In 1964, Roy Davis of Chattanooga,
Tennessee, was granted a license for AM 1520 in Brownsville.
The original call letters for the station were WBHT.
WBHT-FM’s (95.3) license was granted in 1967.
The first live play-by-play sports announcer on Brownsville Radio
was Harold Burroughs.
The longest running program on Brownsville Radio is The Baptist Hour
with Dewey Jones. The program began in April 1969.
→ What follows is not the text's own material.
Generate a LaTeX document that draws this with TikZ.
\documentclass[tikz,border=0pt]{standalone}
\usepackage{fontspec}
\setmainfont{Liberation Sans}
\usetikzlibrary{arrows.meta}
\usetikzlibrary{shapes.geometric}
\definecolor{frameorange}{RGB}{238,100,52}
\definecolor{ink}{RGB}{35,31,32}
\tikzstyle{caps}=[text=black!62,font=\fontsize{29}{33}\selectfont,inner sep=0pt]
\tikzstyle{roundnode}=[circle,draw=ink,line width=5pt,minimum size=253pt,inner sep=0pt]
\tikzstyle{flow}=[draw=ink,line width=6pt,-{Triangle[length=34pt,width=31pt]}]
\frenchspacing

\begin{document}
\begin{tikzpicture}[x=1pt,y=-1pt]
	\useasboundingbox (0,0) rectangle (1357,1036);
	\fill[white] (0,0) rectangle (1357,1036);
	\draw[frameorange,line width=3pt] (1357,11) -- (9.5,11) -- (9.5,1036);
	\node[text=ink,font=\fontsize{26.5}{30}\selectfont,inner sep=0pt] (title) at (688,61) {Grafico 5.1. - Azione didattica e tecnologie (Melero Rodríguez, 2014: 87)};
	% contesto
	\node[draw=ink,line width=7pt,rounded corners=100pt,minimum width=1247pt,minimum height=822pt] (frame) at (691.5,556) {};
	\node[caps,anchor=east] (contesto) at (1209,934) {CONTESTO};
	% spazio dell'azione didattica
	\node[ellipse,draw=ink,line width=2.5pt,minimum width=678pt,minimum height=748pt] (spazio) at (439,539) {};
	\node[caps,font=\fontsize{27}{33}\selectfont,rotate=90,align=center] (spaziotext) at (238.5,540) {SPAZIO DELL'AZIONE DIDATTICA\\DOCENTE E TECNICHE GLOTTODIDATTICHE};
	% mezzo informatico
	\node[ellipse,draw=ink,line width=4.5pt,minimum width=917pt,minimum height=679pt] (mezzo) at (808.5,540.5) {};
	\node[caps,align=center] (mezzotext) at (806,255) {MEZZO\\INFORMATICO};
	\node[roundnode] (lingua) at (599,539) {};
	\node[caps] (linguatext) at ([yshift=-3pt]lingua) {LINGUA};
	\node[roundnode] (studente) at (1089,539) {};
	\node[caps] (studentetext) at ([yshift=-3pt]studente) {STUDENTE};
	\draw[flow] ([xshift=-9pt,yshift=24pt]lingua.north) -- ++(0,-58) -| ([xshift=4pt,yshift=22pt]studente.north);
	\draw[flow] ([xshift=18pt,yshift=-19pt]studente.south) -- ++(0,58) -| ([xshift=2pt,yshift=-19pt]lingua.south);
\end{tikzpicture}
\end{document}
Brownsville Radio’s first open-lines talk show host was Paul
Jackson.
The original studios for WBHT were on the second floor of the
Brownsville Bank — now the Banks Law Firm at Washington and
Jefferson Street.
Western Auto, City Taxi and Joe Myatt’s Tire Company were regular
advertisers on the Cowboy Lee Show. At least one partial Cowboy Lee
Show is recorded and kept in a safe at Brownsville Radio.
Jakie Powell debuted an hour-long radio talk show focused on the
ladies of Brownsville. Nell Haynes took over the show and hosted it
for decades.
Roy Davis sold the stations to Ben Gaines and Ed Perkins of McKenzie
Tennessee in 1969.
WBHT-FM’s call sign was changed in about 1976 to WTBG-FM.
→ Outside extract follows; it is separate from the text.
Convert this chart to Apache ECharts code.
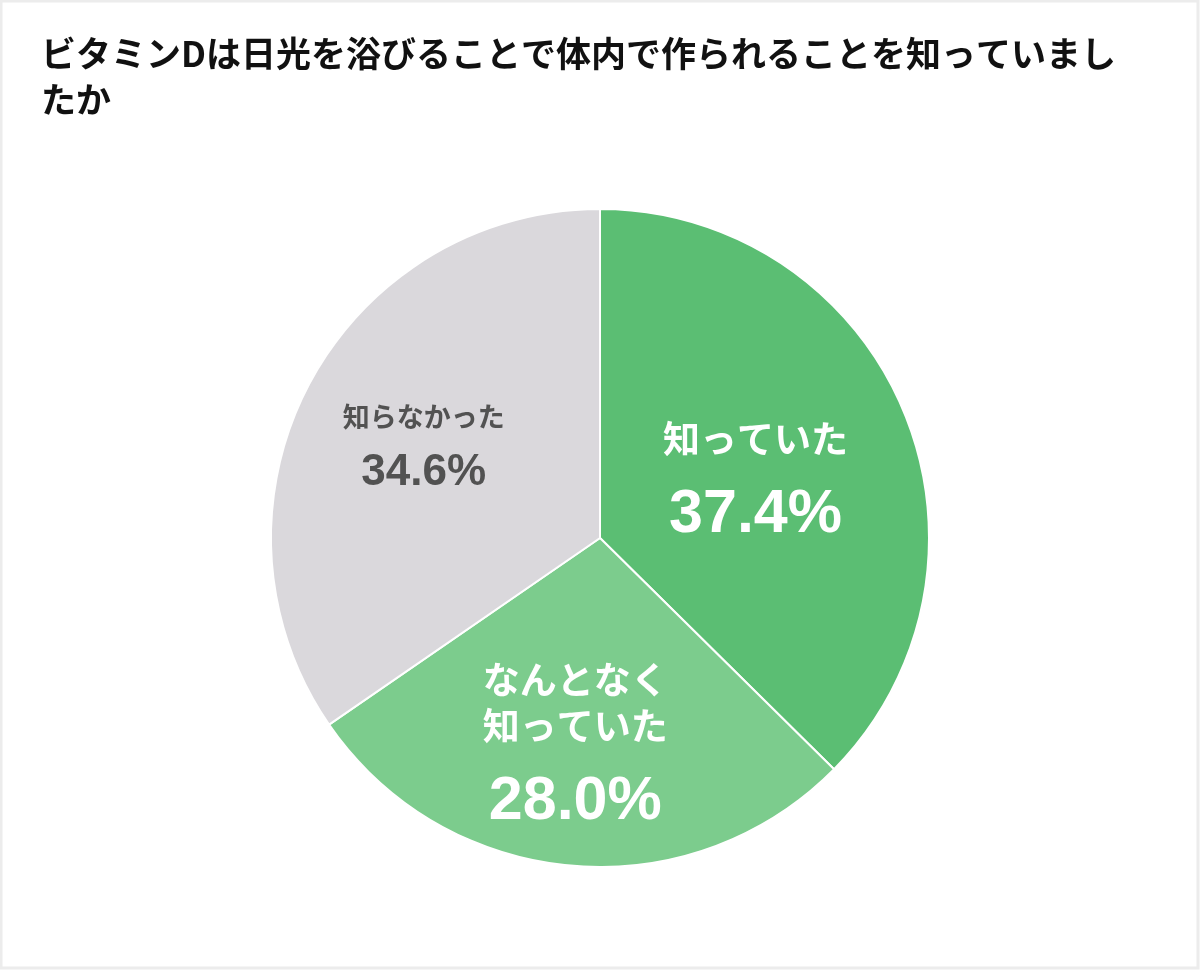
<!DOCTYPE html>
<html>
<head>
<meta charset="utf-8">
<script src="https://cdn.jsdelivr.net/npm/echarts@6/dist/echarts.min.js"></script>
<style>
  html, body { margin: 0; padding: 0; background: #fff; }
  #main { width: 1200px; height: 970px; }
</style>
</head>
<body>
<div id="main"></div>
<script>
// data
const titleLines = ['ビタミンDは日光を浴びることで体内で作られることを知っていまし', 'たか'];
const names = ['知っていた', 'なんとなく\n知っていた', '知らなかった'];
const values = [37.4, 28.0, 34.6];
const colors = ['#5bbe73', '#7ccc8d', '#dad8dc'];
// label nudges from the default inside spot
const labelShift = [[1, 19], [-10, 51], [-28, -4]];

const chart = echarts.init(document.getElementById('main'));

const jp = "'Noto Sans CJK JP', sans-serif";
const num = "'Liberation Sans', Arial, sans-serif";

function labelText(params) {
    const i = params.dataIndex;
    const big = i < 2;
    const nStyle = big ? 'n' : 'gn';
    const pStyle = big ? 'p' : 'gp';
    const lines = params.name.split('\n').map(s => '{' + nStyle + '|' + s + '}');
    return lines.join('\n') + '\n{' + pStyle + '|' + params.value.toFixed(1) + '%}';
}

let option = {
    backgroundColor: '#fff',
    animation: false,
    title: {
        text: titleLines.join('\n'),
        left: 36,
        top: 26,
        textStyle: {
            fontFamily: jp,
            fontWeight: 'bold',
            fontSize: 35,
            lineHeight: 46,
            color: '#111'
        }
    },
    graphic: [{
        type: 'rect',
        shape: { x: 1, y: 1, width: 1197, height: 967 },
        style: { fill: 'none', stroke: '#ececec', lineWidth: 3 },
        silent: true
    }],
    series: [{
        type: 'pie',
        center: [600, 538],
        radius: [0, 329],
        startAngle: 90,
        clockwise: true,
        emphasis: { disabled: true },
        itemStyle: { borderColor: '#fff', borderWidth: 2 },
        label: {
            show: true,
            position: 'inside',
            formatter: labelText,
            rich: {
                n: { fontFamily: jp, fontWeight: 'bold', fontSize: 37, lineHeight: 46, color: '#fff' },
                p: { fontFamily: num, fontWeight: 'bold', fontSize: 61, lineHeight: 106, color: '#fff' },
                gn: { fontFamily: jp, fontWeight: 'bold', fontSize: 27, lineHeight: 34, color: '#525252' },
                gp: { fontFamily: num, fontWeight: 'bold', fontSize: 44, lineHeight: 78, color: '#525252' }
            }
        },
        labelLine: { show: false },
        labelLayout: function (params) {
            const s = labelShift[params.dataIndex];
            return { dx: s[0], dy: s[1] };
        },
        data: names.map((n, i) => ({
            name: n,
            value: values[i],
            itemStyle: { color: colors[i] }
        }))
    }]
};

chart.setOption(option);
</script>
</body>
</html>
WBHT-AM’s call signal was hanged to WNWS-AM in 1987 as the station’s
owners prepared to put WNWS-FM on the air in Jackson, Tennessee.
Gaines and Perkins sold the station in about 1976 to Bill Pope and
Harold Butler of Union City, Tennessee.
The radio stations came under local ownership for the first time in
1978 when Carlton Veirs, James T Haynes and Lyle Reid purchased
them. The local group coined the slogan, “Brownsville Radio.” The
ownership company eventually became The Wireless Group Inc.
The Wireless Group Inc eventually owned WTNE-WWEZ, Trenton, The
Brownsville States-Graphic, Mid-South Hunting & Fishing News and
WNWS-FM, Jackson.
General managers of the Brownsville radio stations have included
Barney Beatty, Mike Sweeney, Robert Moore, Bill Pope and Carlton
Veirs.
Minister James Wolfe made his debut on Brownsville Radio in 1972. He
hosted an R & B show on weekends. At the time, Wolfe was an
assistant football coach at Haywood High School.
Ivory T Ellison claims the spot as the station’s longest running
on-air disc jockey. His show, the Ellison Family Gospel Show, has
been on the air since about 1980. Rev BJ Holmes was the station’s
first gospel DJ.
95.3 changed its daytime format to all talk June 1, 2010.